Я вернулся и улегся рядом с ним.
Я позволил себе отпустить невинную шутку — что-то насчет того, что вот лежат на песке рядом толстый и тонкий и как это, должно быть, забавно со стороны.
И в голову не могло прийти, что Платонов с такой серьезностью отнесется к шутливому моему замечанию. Вдруг я почувствовал, что замечанием своим больно задел Платонова, замечание мое ему неприятно. Даже лицо его огорчилось в этот момент.
Лепя из мокрого песка какую-то крепость и глядя сверху внутрь ее, он тихо проговорил, что не стоит нам сейчас обсуждать свои недостатки,— от них мы все равно не можем избавиться.
— Должно быть, вам так же неприятна ваша полнота, как мне моя худоба,— заметил Платонов.
Андрей Платонович внезапно разрушил только что возведенную песчаную крепость и некоторое время молчал, сооружая на мокром песке другую. Потом, не поворачивая ко мне головы, заговорил о том, что никому на свете не дано быть таким, каким он хотел бы быть. И, вспомнив о Максимилиане
Волошине, сказал, что не верит его словам, будто ему «хорошо быть Максимилианом Волошиным...».
Он стал развивать мысль, что жизнь потому и движется, развивается, оттого и воодушевляется сам человек, что ему никогда не может быть хорошо оставаться таким, каким он в каждый данный момент существует. Что было бы, если бы человек был полностью довольным собой!
— Наступила б нравственная энтропия! — усмехнулся Платонов.—Никаких желаний и полное довольство собой! Своего рода тепловая смерть вселенной!
Вон куда привело шутливое мое замечание о забавности наших фигур на пляже.
А когда вышли на берег, он снова спрятался за опрокинутой лодкой и одевался, как женщина, стесняясь меня.
Разговор на ту или иную тему с Платоновым никогда нельзя было считать законченным. Всегда жди, что он вернется к старой беседе, когда ты уже успел позабыть о ней. Казалось, он всегда продолжает думать о том, о чем однажды разговорился, — всегда разогретый мозг, безостановочная работа мысли.
Поехали из Коктебеля в Космодемьяновский монастырь — Платоновы, я с женой. Ехали в телеге с молчаливым возницей. Две лошади не спеша тащили нашу телегу по степи, пропахшей полынью и чабрецом. Монастырь выстроен в красивейшей местности. Стены его подперты розовыми скалами, покрытыми кустами орешника, а вокруг курчавились виноградники и в листве фруктовых деревьев сияли дозревающие плоды.
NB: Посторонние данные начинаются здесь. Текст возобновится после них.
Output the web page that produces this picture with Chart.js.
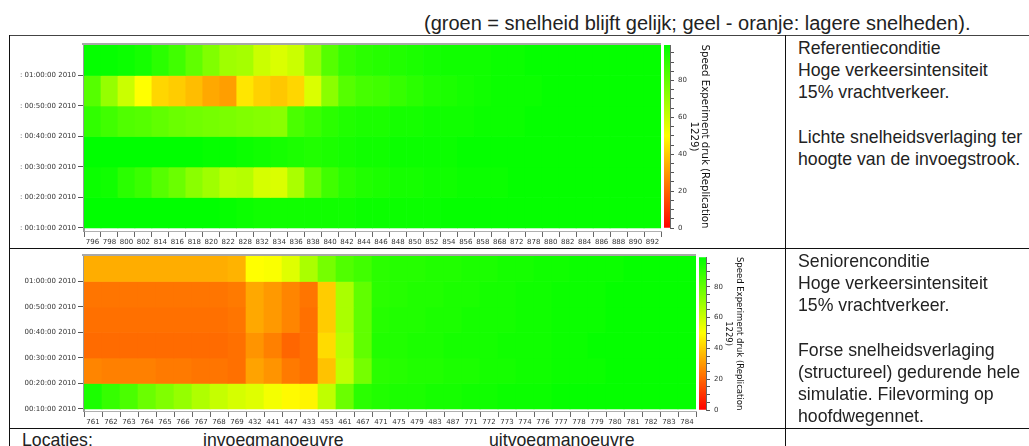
<!DOCTYPE html>
<html>
<head>
<meta charset="utf-8">
<script src="https://cdn.jsdelivr.net/npm/chart.js@4"></script>
<style>
  html, body { margin: 0; padding: 0; background: #fff; }
  body { width: 1029px; height: 446px; position: relative; overflow: hidden; font-family: "Liberation Sans", sans-serif; color: #222; filter: blur(0.35px); }
  canvas { position: absolute; }
  .line { position: absolute; background: #111; }
  .txt { position: absolute; white-space: nowrap; font-size: 17.7px; line-height: 22.2px; }
</style>
</head>
<body>
<div class="txt" style="left:424px;top:12px;font-size:20px;line-height:22px">(groen = snelheid blijft gelijk; geel - oranje: lagere snelheden).</div>

<div class="line" style="left:9px;top:35px;width:1020px;height:1px;background:#444"></div>
<div class="line" style="left:9px;top:248px;width:1020px;height:1px"></div>
<div class="line" style="left:9px;top:428px;width:1020px;height:1px"></div>
<div class="line" style="left:9px;top:35px;width:1px;height:411px"></div>
<div class="line" style="left:785px;top:35px;width:1px;height:411px"></div>

<canvas id="refHeat" width="664" height="212" style="left:0;top:36px"></canvas>
<canvas id="refBar" width="48" height="212" style="left:662px;top:36px"></canvas>
<canvas id="senHeat" width="698" height="179" style="left:0;top:249px"></canvas>
<canvas id="senBar" width="48" height="179" style="left:697px;top:249px"></canvas>

<div class="txt" style="left:798px;top:37px">Referentieconditie<br>Hoge verkeersintensiteit<br>15% vrachtverkeer.<br><br>Lichte snelheidsverlaging ter<br>hoogte van de invoegstrook.</div>
<div class="txt" style="left:798px;top:250px">Seniorenconditie<br>Hoge verkeersintensiteit<br>15% vrachtverkeer.<br><br>Forse snelheidsverlaging<br>(structureel) gedurende hele<br>simulatie. Filevorming op<br>hoofdwegennet.</div>
<div class="txt" style="left:22px;top:429px">Locaties:</div>
<div class="txt" style="left:203px;top:429px">invoegmanoeuvre</div>
<div class="txt" style="left:489px;top:429px">uitvoegmanoeuvre</div>

<script>
const refLocations = ['796','798','800','802','814','816','818','820','822','828','832','834','836','838','840','842','844','846','848','850','852','854','856','858','868','872','878','880','882','884','886','888','890','892'];
const senLocations = ['761','762','763','764','765','766','767','768','769','432','441','447','433','453','461','467','471','475','479','483','487','771','772','773','774','776','777','778','779','780','781','782','783','784'];

// minutes on the time axis, and the label each one gets
const timeTicks = [10, 20, 30, 40, 50, 60];
const timeLabels = ['00:10:00 2010', '00:20:00 2010', '00:30:00 2010', '00:40:00 2010', '00:50:00 2010', '01:00:00 2010'];
const rowStarts = [60, 50, 40, 30, 20, 10];

// speed per location, one list per time slice (latest first)
const ref60 = [97,97,96,94,90,86,80,74,68,67,60,57,60,70,82,88,90,91,92,93,94,95,95,95,96,96,97,97,97,97,97,97,97,97];
const ref50 = [82,70,60,50,42,40,37,33,31,45,41,39,42,57,72,82,85,86,88,90,92,93,94,95,96,96,96,97,97,97,97,97,97,97];
const ref40 = [89,86,83,82,80,78,77,76,75,74,73,72,84,87,90,92,93,93,94,94,95,95,95,96,96,96,97,97,97,97,97,97,97,97];
const ref30 = [98,98,98,98,98,98,98,97,97,96,95,94,93,92,93,94,95,95,96,96,96,96,97,97,97,97,97,97,97,97,97,97,97,97];
const ref20 = [96,95,90,87,82,78,72,68,63,64,58,57,66,78,86,90,92,93,94,94,95,95,96,96,96,97,97,97,97,97,97,97,97,97];
const ref10 = [98,98,98,98,98,98,98,98,97,96,95,95,95,95,95,95,96,96,96,96,96,97,97,97,97,97,97,97,97,97,97,97,97,97];
const refRows = [ref60, ref50, ref40, ref30, ref20, ref10];

const sen60 = [34,34,34,34,34,34,34,34,35,50,51,56,66,76,83,86,90,91,91,92,92,93,93,94,94,95,95,96,96,96,97,97,97,97];
const sen50 = [23,23,23,23,23,23,23,23,24,33,30,26,23,40,66,80,90,91,92,92,93,93,94,94,95,95,96,96,96,97,97,97,97,97];
const sen40 = [22,22,22,22,22,22,22,22,23,33,30,26,22,40,66,80,91,92,92,93,93,94,94,94,95,95,96,96,96,97,97,97,97,97];
const sen30 = [21,21,21,21,21,21,21,21,22,29,25,20,22,43,64,80,92,92,93,93,94,94,94,95,95,95,96,96,97,97,97,97,97,97];
const sen20 = [26,25,25,25,24,24,23,23,22,32,29,24,22,38,62,76,90,91,92,92,93,93,94,94,95,95,96,96,96,97,97,97,97,97];
const sen10 = [93,88,84,78,74,70,65,61,58,56,52,49,48,62,78,90,92,93,93,94,94,95,95,96,96,96,97,97,97,97,97,97,97,97];
const senRows = [sen60, sen50, sen40, sen30, sen20, sen10];

const speedTicks = [0,5,10,15,20,25,30,35,40,45,50,55,60,65,70,75,80,85,90,95];
const speedTitle = ['Speed Experiment druk (Replication', '1229)'];
const speedMax = 99.3;

function speedColor(v) {
  if (v <= 50) return `rgb(255,${Math.round(255 * v / 50)},0)`;
  const r = Math.max(0, 255 * (1 - (v - 50) / 48));
  return `rgb(${Math.round(r)},255,0)`;
}

const grayFrame = {
  id: 'grayFrame',
  afterDraw(chart) {
    const { ctx, chartArea: a } = chart;
    ctx.save();
    ctx.fillStyle = '#a8a8a8';
    ctx.fillRect(a.left - 2, a.top - 2, a.right - a.left + 2, 2);
    ctx.restore();
  }
};

function heatChart(id, labels, rows, yMin, prefix, topPad) {
  return new Chart(document.getElementById(id), {
    type: 'bar',
    data: {
      labels,
      datasets: rows.map((row, i) => ({
        data: labels.map(() => [rowStarts[i], rowStarts[i] + 10]),
        backgroundColor: ctx => speedColor(row[ctx.dataIndex]),
        barPercentage: 1,
        categoryPercentage: 1,
        grouped: false
      }))
    },
    options: {
      responsive: false,
      animation: false,
      layout: { padding: { top: topPad, right: id === 'refHeat' ? 3 : 2, left: 0, bottom: 0 } },
      plugins: { legend: { display: false }, tooltip: { enabled: false } },
      scales: {
        x: {
          afterFit: s => { s.height = 17; },
          border: { color: '#b0b0b0', width: 1 },
          grid: { drawOnChartArea: false, tickLength: 6, tickColor: '#666' },
          ticks: { autoSkip: false, maxRotation: 0, padding: 1, color: '#333', font: { family: 'DejaVu Sans', size: 7 } }
        },
        y: {
          min: yMin,
          max: 70,
          afterFit: s => { s.width = 84; },
          afterBuildTicks: s => { s.ticks = timeTicks.map(value => ({ value })); },
          border: { color: '#9a9a9a', width: 2 },
          grid: { drawOnChartArea: false, tickLength: 6, tickColor: '#555' },
          ticks: {
            autoSkip: false,
            padding: 2,
            color: '#333',
            font: { family: 'DejaVu Sans', size: 7 },
            callback: v => prefix + timeLabels[timeTicks.indexOf(v)]
          }
        }
      }
    },
    plugins: [grayFrame]
  });
}

function speedBar(id, barWidth, topPad, bottomPad, titleSize, titleLine) {
  const left = 2;
  return new Chart(document.getElementById(id), {
    type: 'bar',
    data: {
      labels: [''],
      datasets: [{
        data: [[0, speedMax]],
        barPercentage: 1,
        categoryPercentage: 1,
        backgroundColor: ctx => {
          const y = ctx.chart.scales.y;
          const y0 = y.getPixelForValue(0);
          const y1 = y.getPixelForValue(speedMax);
          if (!Number.isFinite(y0) || !Number.isFinite(y1)) return speedColor(98);
          const g = ctx.chart.ctx.createLinearGradient(0, y0, 0, y1);
          g.addColorStop(0, speedColor(0));
          g.addColorStop(50 / speedMax, speedColor(50));
          g.addColorStop(1, speedColor(98));
          return g;
        }
      }]
    },
    options: {
      responsive: false,
      animation: false,
      layout: { padding: { top: topPad, left, bottom: bottomPad, right: 0 } },
      plugins: { legend: { display: false }, tooltip: { enabled: false } },
      scales: {
        x: { display: false },
        y: {
          position: 'right',
          min: 0,
          max: speedMax,
          afterBuildTicks: s => { s.ticks = speedTicks.map(value => ({ value })); },
          afterFit: s => { s.width = s.chart.width - left - barWidth; },
          border: { color: '#666', width: 1 },
          grid: { drawOnChartArea: false, tickLength: 4, tickColor: '#555' },
          ticks: {
            autoSkip: false,
            padding: 4,
            color: '#333',
            font: { family: 'DejaVu Sans', size: 7 },
            callback: v => (v % 20 === 0 ? String(v) : '')
          },
          title: {
            display: true,
            text: speedTitle,
            color: '#111',
            padding: 0,
            font: { family: 'DejaVu Sans', size: titleSize, lineHeight: titleLine }
          }
        }
      }
    }
  });
}

heatChart('refHeat', refLocations, refRows, 9.0, ': ', 9);
speedBar('refBar', 6, 9, 20, 10.2, 1.1);
heatChart('senHeat', senLocations, senRows, 9.2, '', 7);
speedBar('senBar', 7, 7, 18, 8.5, 1.3);
</script>
</body>
</html>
Мы лежали с Платоновым на сухой траве под каменной монастырской стеной, и он осуждал основателей монастырей, выбиравших для обителей роскошно украшенные природой места.
Слишком красиво здесь и слишком щедра здесь и благословенна земля, чтоб среди подобных красот и щедрот сосредоточиваться на жизни духа. Такова была мысль Платонова. Жизнь в таком месте — только отдохновение плоти. Истинные служители духа — так говорил Платонов — должны были жить не здесь и не в подобных местах. Настоящие монастыри в России были на Севере, в суровых, бесплодных и трудных для жизни местах.
— Монастырь в Крыму — не монастырь, а курорт. Вот где-нибудь на Соловках монастырь, тот настоящий.
И вдруг, словно продолжая давешний разговор на коктебельском бережку:
— В садах и среди виноградников человек успокаивался, вероятно, становился довольным собой. А когда человек доволен собой, как же ему сосредоточиться на духовной жизни? Он скорее духовно жиреет. А вот в северном, трудном монастыре не то. Там он должен был изнутри, душевно сопротивляться трудностям жизни, душу тренировать. Значит, там мог совершенствоваться духовно.
Постоянное недовольство собой он считал благотворным, даже необходимым условием развития внутренней жизни — духовной.